Rei
morto, Rei posto
Por
Alessandra Leles Rocha
Enquanto muita gente, por aí,
aponta a aprovação da Reforma Tributária, pela Câmara dos Deputados, como mais uma
fragorosa derrota do Ex-Presidente da República, nas últimas semanas, eu não penso
que as considerações a respeito recaiam exclusivamente sobre ele.
O que se viu, ontem, foi
exatamente a velha máxima do “Rei morto,
Rei posto”. Acontece que pela ótica da política partidária nacional, ela é
muito mais abrangente do que se pensa, porque é a exibição clara da fragilidade
das relações sociais. Isso quer dizer que as certezas, as convicções, estão
fincadas em terrenos movediços, extremamente instáveis. Então, uma hora é fulano
que se dá mal, outra é beltrano, lá na frente é sicrano, e por aí vai.
Porque a política não estabelece relações
sólidas, profundas, inabaláveis. Nela não se fazem amigos, se fazem aliados,
segundo os interesses, as circunstâncias, as necessidades. E as perspectivas costumam
sempre trazer nuances importantes de diferença entre os envolvidos. As partes
nem sempre estão olhando para o mesmo lado, o mesmo viés.

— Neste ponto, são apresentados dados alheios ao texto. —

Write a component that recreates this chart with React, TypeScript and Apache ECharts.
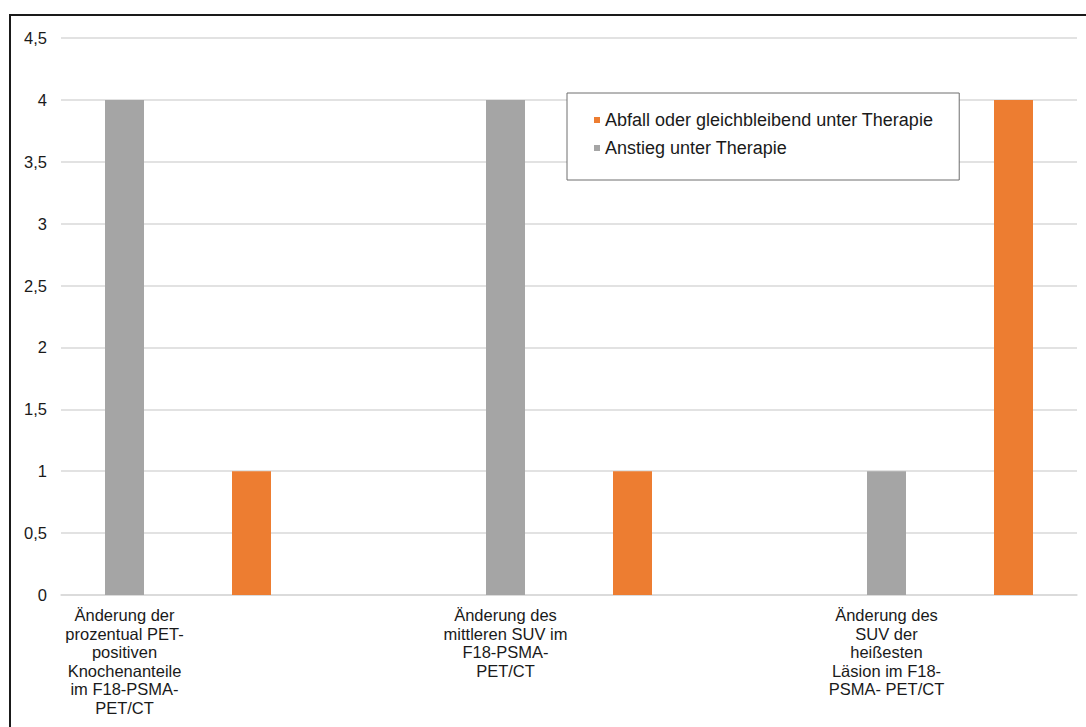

Sem contar que, de
repente, surge um outro elemento na história para impor uma outra análise, uma
outra consideração.
E é esse movimento que cria
conjunturas inesperadas no caminho. Diariamente tenho visto os veículos de
informação e comunicação, tradicionais e alternativos, conjecturando
possibilidades daqui e dali sobre o futuro político do país, e considero isso
muito engraçado. Há muita água para rolar por debaixo das pontes até que se
cheguem ao tempo dos novos pleitos eleitorais. Há muitas camadas de escombros a
serem descobertas nesse ciclo de reconstrução nacional, que podem fazer emergir
coisas do arco da velha, que ninguém nem poderia imaginar. Aliás, essa possibilidade
não pode nunca ser descartada, no Brasil!
Então, do mesmo modo que puxaram
o tapete do Ex-Presidente da República ao não satisfazerem a sua vontade,
outros podem provar do mesmo gosto da traição republicana em outras circunstâncias.
Muita gente ainda não entendeu que os poderes não são absolutos. Há neles uma
dose de relatividade fenomenal. E basta sair da crista da onda, por algum
motivo, para ver as certezas esfacelando no chão.
Dizem que o meio político é a
seara da esperteza. Ora, mas sempre tem alguém que é mais esperto do que o
outro! E é nessas horas que o poder, por si só, se mostra insuficiente para dar
conta de segurar o cidadão no seu trono. Não é à toa que eles aprendem, desde
cedo, a brilhante arte de pisar em ovos e evitar, ao máximo, criar
indisposições e animosidades desnecessárias. Mas, tem sempre alguém que se
irrita fácil, que não aceita seguir os protocolos, que só age em nome dos próprios
interesses. Aí já viu?
É por essas e por outras que
considerei demasiadamente inoportuna a quantidade de comentários ácidos e
ferinos, dedicados ao Ex-Presidente da República, quando tem tanta gente na
fila, aguardando para ser a bola da vez. Sim, ninguém no espectro político
nacional pode se considerar a salvo de constrangimentos, de decepções, de
traições, ... Na verdade, o problema de uma imensa maioria deles não se refere
necessariamente ao que fizeram nos verões passados; mas, sobre o que pode vir a
reverberar a respeito, no presente. Vai que alguém puxa o fio da meada...
Assim, essa reflexão aproveita os
recentes acontecimentos para sinalizar a importância de não nos esquecermos de
que a Terra gira ininterruptamente e o fluxo da vida não segue estritamente os
nossos desejos. Afinal, não somos ilhas! Na maior parte do tempo estamos
submetidos ao árduo exercício de alcançar um denominador comum, para as nossas
necessidades, ambições, projetos, aspirações, com milhares de pessoas. Assim,
os nossos pequenos ou pseudopoderes são totalmente relativizados, por infinitas
questões que escapolem ao nosso controle.
Nosso excesso de individualismo, de narcisismo, de egoísmo contemporâneo, só vale até a página dois! Daí por diante, a vida como ela é segue seu curso. Ora vencedores, ora vencidos. Refletindo as dicotomias da existência que fazem parte do manual de qualquer vivente com os pés fincados no planeta. Não se esqueça, a crista da onda é só o alerta de que, em algum momento, o caldo será inevitável.